3. The Big Bang Theory, “The Bath Item Gift Hypothesis”
Something relatively new has to make the list, right? Not everything good was made back in the '60s and '70s and '80s — for example, this 2008 episode in which Penny gives Sheldon the best Christmas present he's ever gotten...and completely upsets his plan to return her gift with one of commensurate value. I know BBT gets a lot of flak — it's become popular in nerd culture to find it unfunny, for some reason — but the truth is that it wears its heart on its sleeve, which is exactly what the season demands.
2. Seinfeld, “The Strike”
What’s a December without Festivus? This 1997 late-series entry introduced America to one of the best Seinfeldisms in existence, right up there with “No soup for you!” and “Master of my domain” and “Not that there’s anything wrong with that.” After this episode aired, a lot of people (myself included) had Festivus parties, complete with aluminum pole, Feats of Strength and, of course, the traditional Airing of Grievances. Non-traditional, to be sure, but...seasonal. And just the tonic when you may have heard one too many carols at the end of a long day.
1. The Mary Tyler Moore Show, “Christmas and the Hard-Luck Kid II”
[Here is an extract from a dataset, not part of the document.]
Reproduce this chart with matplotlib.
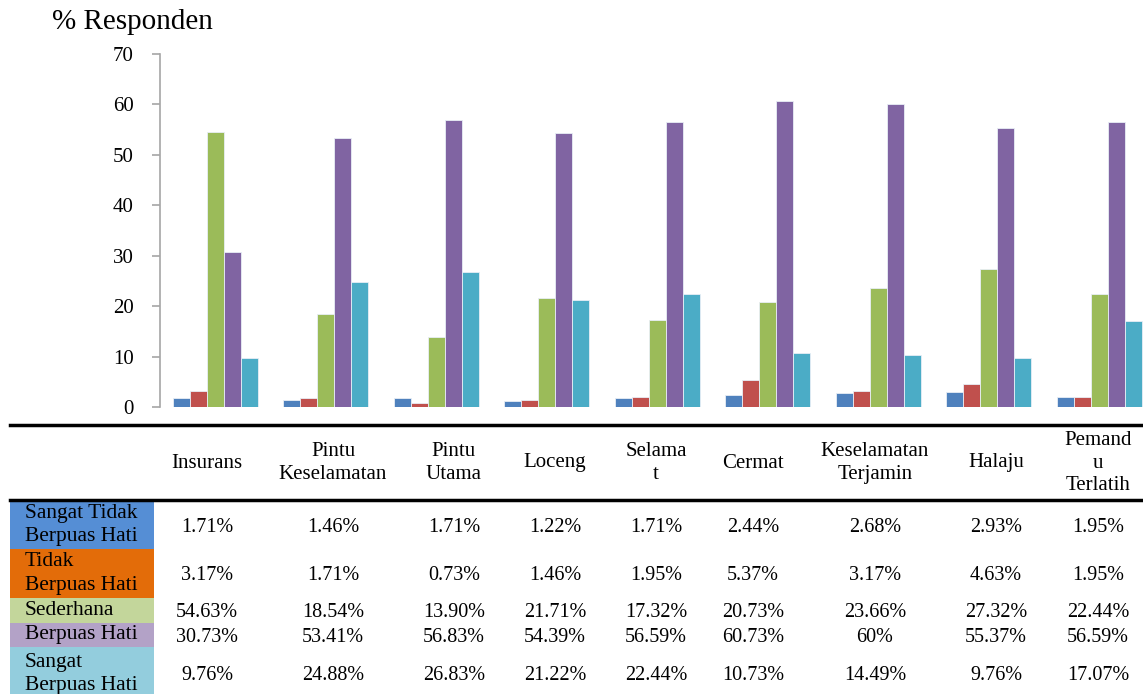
import matplotlib
matplotlib.use("Agg")
import matplotlib.pyplot as plt
import numpy as np
from matplotlib.patches import Rectangle
from matplotlib.lines import Line2D

plt.rcParams['font.family'] = ['Liberation Serif', 'DejaVu Serif']

# data
categories = ["Insurans", "Pintu\nKeselamatan", "Pintu\nUtama", "Loceng", "Selama\nt",
              "Cermat", "Keselamatan\nTerjamin", "Halaju", "Pemand\nu\nTerlatih"]
series_names = ["Sangat Tidak\nBerpuas Hati", "Tidak\nBerpuas Hati", "Sederhana",
                "Berpuas Hati", "Sangat\nBerpuas Hati"]

sangat_tidak = [1.71, 1.46, 1.71, 1.22, 1.71, 2.44, 2.68, 2.93, 1.95]
tidak = [3.17, 1.71, 0.73, 1.46, 1.95, 5.37, 3.17, 4.63, 1.95]
sederhana = [54.63, 18.54, 13.90, 21.71, 17.32, 20.73, 23.66, 27.32, 22.44]
berpuas = [30.73, 53.41, 56.83, 54.39, 56.59, 60.73, 60.0, 55.37, 56.59]
sangat_berpuas = [9.76, 24.88, 26.83, 21.22, 22.44, 10.73, 10.4, 9.76, 17.07]

table_rows = [
    ["1.71%", "1.46%", "1.71%", "1.22%", "1.71%", "2.44%", "2.68%", "2.93%", "1.95%"],
    ["3.17%", "1.71%", "0.73%", "1.46%", "1.95%", "5.37%", "3.17%", "4.63%", "1.95%"],
    ["54.63%", "18.54%", "13.90%", "21.71%", "17.32%", "20.73%", "23.66%", "27.32%", "22.44%"],
    ["30.73%", "53.41%", "56.83%", "54.39%", "56.59%", "60.73%", "60%", "55.37%", "56.59%"],
    ["9.76%", "24.88%", "26.83%", "21.22%", "22.44%", "10.73%", "14.49%", "9.76%", "17.07%"],
]

bar_colors = ["#4F81BD", "#C0504D", "#9BBB59", "#8064A2", "#4BACC6"]
cell_colors = ["#558ED5", "#E36C09", "#C3D69B", "#B3A2C7", "#93CDDD"]

W, H = 1143, 694
fig = plt.figure(figsize=(W / 100, H / 100), dpi=100)


def fx(px):
    return px / W


def fy(py):
    return 1 - py / H


# chart
ax = fig.add_axes([fx(160), fy(407), 9 * 110.5 / W, (407 - 54) / H])
x = np.arange(len(categories))
bw = 0.154
all_series = [sangat_tidak, tidak, sederhana, berpuas, sangat_berpuas]
for i, (vals, c) in enumerate(zip(all_series, bar_colors)):
    ax.bar(x + (i - 2) * bw, vals, bw, color=c, edgecolor="#E8EEF6", linewidth=0.6)

ax.set_xlim(-0.5, 8.5)
ax.set_ylim(0, 70)
ax.set_yticks(range(0, 71, 10))
ax.set_xticks([])
for s in ["top", "right", "bottom"]:
    ax.spines[s].set_visible(False)
ax.spines["left"].set_color("#A6A6A6")
ax.spines["left"].set_linewidth(1.2)
ax.tick_params(axis="y", length=6, width=1.2, color="#A6A6A6", pad=13, labelsize=15)

fig.text(fx(52), fy(22), "% Responden", fontsize=21, ha="left", va="center")

# table
fig.add_artist(Line2D([fx(10), fx(1143)], [fy(425), fy(425)], color="black", lw=2.5))
fig.add_artist(Line2D([fx(10), fx(1143)], [fy(500), fy(500)], color="black", lw=2.5))

col_x = [207, 333, 454, 555, 656, 753, 875, 996, 1098]
row_edges = [501, 549, 598, 623, 647, 700]

for cx, name in zip(col_x, categories):
    fig.text(fx(cx), fy(463), name, fontsize=15, ha="center", va="center",
             multialignment="center", linespacing=1.22)

for r in range(5):
    top, bot = row_edges[r], row_edges[r + 1]
    fig.add_artist(Rectangle((fx(10), fy(bot)), fx(154 - 10), (bot - top) / H,
                             facecolor=cell_colors[r], edgecolor="none"))
    yc = (top + bot) / 2 if r < 4 else 674
    fig.text(fx(25), fy(yc), series_names[r], fontsize=15.5, ha="left", va="center",
             linespacing=1.3)
    for cx, val in zip(col_x, table_rows[r]):
        fig.text(fx(cx), fy(yc + 2), val, fontsize=14.5, ha="center", va="center")

fig.savefig("out.png", dpi=100)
If you want to appreciate the holidays, what they mean, and how the people in your life make it all worthwhile, then this 1970 episode of The Mary Tyler Moore Show is the perfect Christmas present to yourself. It's full of heart and humor and just plain goodness (and, yes...spunk). By the way, the "II" in the episode title refers to another holiday episode of the same name — in the Marlo Thomas sitcom That Girl —that was also written by James Brooks.
Ah, trivia: the greatest gift of all. Merry Christmas.